Task to carry out -
Return the material word for word. Do not include pictures.

═════ Information provided

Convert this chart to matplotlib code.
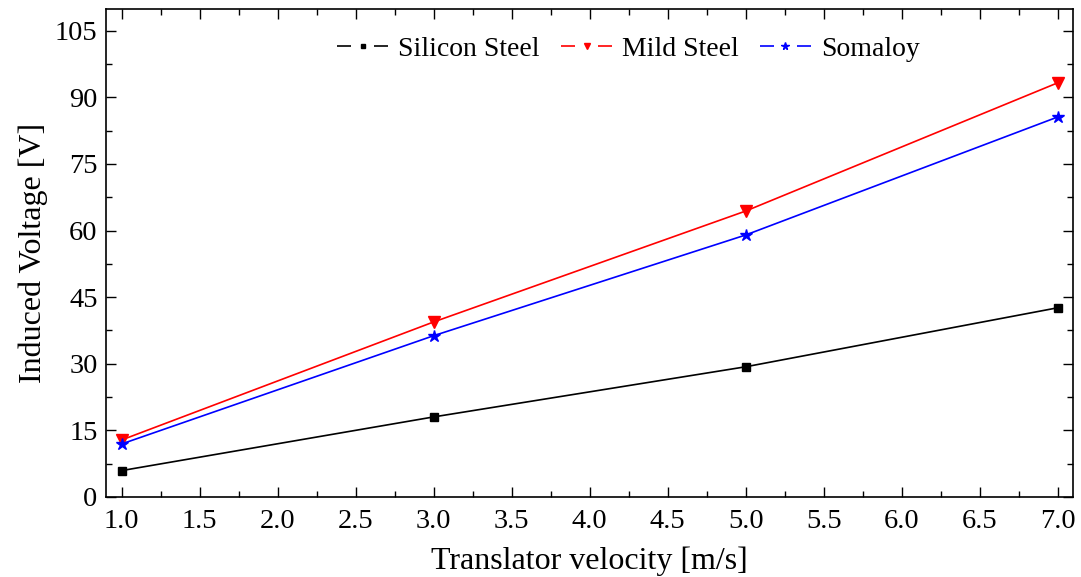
import numpy as np
import matplotlib.pyplot as plt
from matplotlib.ticker import MultipleLocator
from matplotlib.lines import Line2D

plt.rcParams['font.family'] = ['Liberation Serif', 'DejaVu Serif']
plt.rcParams['mathtext.fontset'] = 'stix'

# data
velocity = [1.0, 3.0, 5.0, 7.0]
silicon_steel = [5.9, 18.0, 29.3, 42.6]
mild_steel = [12.8, 39.4, 64.4, 93.3]
somaloy = [11.9, 36.3, 59.0, 85.6]
names = ['Silicon Steel', 'Mild Steel', 'Somaloy']

fig, ax = plt.subplots(figsize=(10.81, 5.77), dpi=100)
fig.subplots_adjust(left=0.098, right=0.993, top=0.985, bottom=0.139)

styles = [('black', 's', 5.5), ('red', 'v', 8), ('blue', '*', 9)]
for ys, (c, m, ms), name in zip([silicon_steel, mild_steel, somaloy], styles, names):
    ax.plot(velocity, ys, color=c, lw=1.2, marker=m, ms=ms, label=name)

ax.set_xlim(0.9, 7.1)
ax.set_ylim(0, 110)
ax.xaxis.set_major_locator(MultipleLocator(0.5))
ax.xaxis.set_minor_locator(MultipleLocator(0.25))
ax.yaxis.set_major_locator(MultipleLocator(15))
ax.yaxis.set_minor_locator(MultipleLocator(7.5))
ax.xaxis.set_major_formatter(plt.FormatStrFormatter('%.1f'))
ax.tick_params(which='both', direction='in', top=True, right=True, labelsize=20.5)
ax.tick_params(axis='x', pad=9)
ax.tick_params(axis='y', pad=6)
ax.tick_params(which='major', length=7, width=1)
ax.tick_params(which='minor', length=4, width=1)
for sp in ax.spines.values():
    sp.set_linewidth(1.2)

ax.set_xlabel('Translator velocity [m/s]', fontsize=23, labelpad=9)
ax.set_ylabel('Induced Voltage [V]', fontsize=23, labelpad=5)

# legend handles: line broken around the marker
handles = [Line2D([], [], color=c, lw=1.2, linestyle=(0, (8.4, 13.8)),
                  marker=m, ms=ms * 0.6) for c, m, ms in styles]
ax.legend(handles, names, loc='upper center', bbox_to_anchor=(0.54, 0.995), ncol=3,
          frameon=False, fontsize=20, handlelength=1.85, columnspacing=0.75,
          handletextpad=0.35)

fig.savefig('out.png', dpi=100)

══════════

Solved problem -
Convert this chart to matplotlib code.
import numpy as np
import matplotlib.pyplot as plt
from matplotlib.ticker import MultipleLocator
from matplotlib.lines import Line2D

plt.rcParams['font.family'] = ['Liberation Serif', 'DejaVu Serif']
plt.rcParams['mathtext.fontset'] = 'stix'

# data
velocity = [1.0, 3.0, 5.0, 7.0]
silicon_steel = [5.9, 18.0, 29.3, 42.6]
mild_steel = [12.8, 39.4, 64.4, 93.3]
somaloy = [11.9, 36.3, 59.0, 85.6]
names = ['Silicon Steel', 'Mild Steel', 'Somaloy']

fig, ax = plt.subplots(figsize=(10.81, 5.77), dpi=100)
fig.subplots_adjust(left=0.098, right=0.993, top=0.985, bottom=0.139)

styles = [('black', 's', 5.5), ('red', 'v', 8), ('blue', '*', 9)]
for ys, (c, m, ms), name in zip([silicon_steel, mild_steel, somaloy], styles, names):
    ax.plot(velocity, ys, color=c, lw=1.2, marker=m, ms=ms, label=name)

ax.set_xlim(0.9, 7.1)
ax.set_ylim(0, 110)
ax.xaxis.set_major_locator(MultipleLocator(0.5))
ax.xaxis.set_minor_locator(MultipleLocator(0.25))
ax.yaxis.set_major_locator(MultipleLocator(15))
ax.yaxis.set_minor_locator(MultipleLocator(7.5))
ax.xaxis.set_major_formatter(plt.FormatStrFormatter('%.1f'))
ax.tick_params(which='both', direction='in', top=True, right=True, labelsize=20.5)
ax.tick_params(axis='x', pad=9)
ax.tick_params(axis='y', pad=6)
ax.tick_params(which='major', length=7, width=1)
ax.tick_params(which='minor', length=4, width=1)
for sp in ax.spines.values():
    sp.set_linewidth(1.2)

ax.set_xlabel('Translator velocity [m/s]', fontsize=23, labelpad=9)
ax.set_ylabel('Induced Voltage [V]', fontsize=23, labelpad=5)

# legend handles: line broken around the marker
handles = [Line2D([], [], color=c, lw=1.2, linestyle=(0, (8.4, 13.8)),
                  marker=m, ms=ms * 0.6) for c, m, ms in styles]
ax.legend(handles, names, loc='upper center', bbox_to_anchor=(0.54, 0.995), ncol=3,
          frameon=False, fontsize=20, handlelength=1.85, columnspacing=0.75,
          handletextpad=0.35)

fig.savefig('out.png', dpi=100)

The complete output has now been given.